» **What the exercise asks**
Write out the data below exactly as given, without any of its pictures.

» **Dataset section**
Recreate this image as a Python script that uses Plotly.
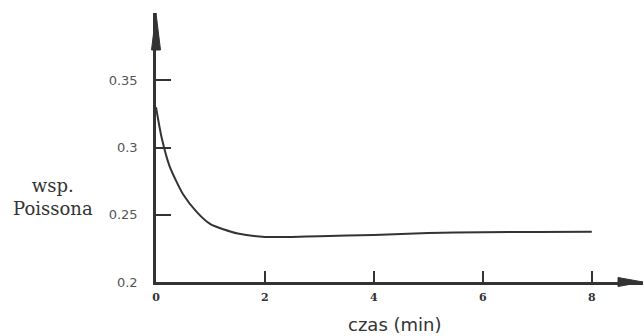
import plotly.graph_objects as go

time_min = [0, 0.1, 0.25, 0.5, 0.75, 1.0, 1.25, 1.5, 2, 2.5, 3, 4, 5, 6, 7, 8]
poisson = [0.33, 0.308, 0.286, 0.265, 0.252, 0.243, 0.239, 0.236, 0.2335, 0.2335,
           0.234, 0.235, 0.2365, 0.237, 0.2372, 0.2373]
x_ticks = [0, 2, 4, 6, 8]
x_tick_labels = ["0", "2", "4", "6", "8"]
y_ticks = [0.2, 0.25, 0.3, 0.35]
y_tick_labels = ["0.2", "0.25", "0.3", "0.35"]

ink = "#333333"
L, R, T, B = 156, 643, 13, 282
W, H = R - L, B - T

fig = go.Figure()
fig.add_trace(go.Scatter(x=time_min, y=poisson, mode="lines",
                         line=dict(color=ink, width=2, shape="spline", smoothing=0.6),
                         hoverinfo="skip", showlegend=False))

fig.update_layout(
    width=644, height=336,
    margin=dict(l=L, r=644 - R, t=T, b=336 - B, autoexpand=False),
    paper_bgcolor="white", plot_bgcolor="white",
    xaxis=dict(range=[0, 8.94], tickvals=x_ticks, ticktext=x_tick_labels, automargin=False,
               ticks="inside", ticklen=11, tickwidth=2, tickcolor=ink,
               showline=True, linecolor=ink, linewidth=2.5, showgrid=False, zeroline=False,
               tickfont=dict(family="DejaVu Serif", size=11, color=ink, weight="bold"),
               ticklabelstandoff=3),
    yaxis=dict(range=[0.2, 0.4], tickvals=y_ticks, ticktext=y_tick_labels, automargin=False,
               ticks="inside", ticklen=15, tickwidth=2, tickcolor=ink,
               showline=True, linecolor=ink, linewidth=2.5, showgrid=False, zeroline=False,
               tickfont=dict(family="DejaVu Sans", size=13, color="#555555"),
               ticklabelstandoff=13),
)

# axis arrowheads (paper coords)
def px(xp):
    return (xp - L) / W

def py(yp):
    return (B - yp) / H

fig.add_shape(type="path", xref="paper", yref="paper", fillcolor=ink, line=dict(color=ink, width=1),
              path=f"M {px(156)} {py(13)} L {px(151.5)} {py(50)} L {px(160.5)} {py(50)} Z")
fig.add_shape(type="path", xref="paper", yref="paper", fillcolor=ink, line=dict(color=ink, width=1),
              path=f"M {px(643)} {py(282)} L {px(618)} {py(277.5)} L {px(618)} {py(286.5)} Z")

# axis titles
fig.add_annotation(text="wsp.<br>Poissona", x=px(53), y=py(197), xref="paper", yref="paper",
                   xanchor="center", yanchor="middle", showarrow=False, align="center",
                   font=dict(family="DejaVu Serif", size=18, color=ink))
fig.add_annotation(text="czas (min)", x=px(394), y=py(324), xref="paper", yref="paper",
                   xanchor="center", yanchor="middle", showarrow=False,
                   font=dict(family="DejaVu Sans", size=18, color=ink))

fig.write_html("out.html", config={"displayModeBar": False},
               post_script="document.body.style.margin='0px';")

» **Correct output**
Recreate this image as a Python script that uses Plotly.
import plotly.graph_objects as go

time_min = [0, 0.1, 0.25, 0.5, 0.75, 1.0, 1.25, 1.5, 2, 2.5, 3, 4, 5, 6, 7, 8]
poisson = [0.33, 0.308, 0.286, 0.265, 0.252, 0.243, 0.239, 0.236, 0.2335, 0.2335,
           0.234, 0.235, 0.2365, 0.237, 0.2372, 0.2373]
x_ticks = [0, 2, 4, 6, 8]
x_tick_labels = ["0", "2", "4", "6", "8"]
y_ticks = [0.2, 0.25, 0.3, 0.35]
y_tick_labels = ["0.2", "0.25", "0.3", "0.35"]

ink = "#333333"
L, R, T, B = 156, 643, 13, 282
W, H = R - L, B - T

fig = go.Figure()
fig.add_trace(go.Scatter(x=time_min, y=poisson, mode="lines",
                         line=dict(color=ink, width=2, shape="spline", smoothing=0.6),
                         hoverinfo="skip", showlegend=False))

fig.update_layout(
    width=644, height=336,
    margin=dict(l=L, r=644 - R, t=T, b=336 - B, autoexpand=False),
    paper_bgcolor="white", plot_bgcolor="white",
    xaxis=dict(range=[0, 8.94], tickvals=x_ticks, ticktext=x_tick_labels, automargin=False,
               ticks="inside", ticklen=11, tickwidth=2, tickcolor=ink,
               showline=True, linecolor=ink, linewidth=2.5, showgrid=False, zeroline=False,
               tickfont=dict(family="DejaVu Serif", size=11, color=ink, weight="bold"),
               ticklabelstandoff=3),
    yaxis=dict(range=[0.2, 0.4], tickvals=y_ticks, ticktext=y_tick_labels, automargin=False,
               ticks="inside", ticklen=15, tickwidth=2, tickcolor=ink,
               showline=True, linecolor=ink, linewidth=2.5, showgrid=False, zeroline=False,
               tickfont=dict(family="DejaVu Sans", size=13, color="#555555"),
               ticklabelstandoff=13),
)

# axis arrowheads (paper coords)
def px(xp):
    return (xp - L) / W

def py(yp):
    return (B - yp) / H

fig.add_shape(type="path", xref="paper", yref="paper", fillcolor=ink, line=dict(color=ink, width=1),
              path=f"M {px(156)} {py(13)} L {px(151.5)} {py(50)} L {px(160.5)} {py(50)} Z")
fig.add_shape(type="path", xref="paper", yref="paper", fillcolor=ink, line=dict(color=ink, width=1),
              path=f"M {px(643)} {py(282)} L {px(618)} {py(277.5)} L {px(618)} {py(286.5)} Z")

# axis titles
fig.add_annotation(text="wsp.<br>Poissona", x=px(53), y=py(197), xref="paper", yref="paper",
                   xanchor="center", yanchor="middle", showarrow=False, align="center",
                   font=dict(family="DejaVu Serif", size=18, color=ink))
fig.add_annotation(text="czas (min)", x=px(394), y=py(324), xref="paper", yref="paper",
                   xanchor="center", yanchor="middle", showarrow=False,
                   font=dict(family="DejaVu Sans", size=18, color=ink))

fig.write_html("out.html", config={"displayModeBar": False},
               post_script="document.body.style.margin='0px';")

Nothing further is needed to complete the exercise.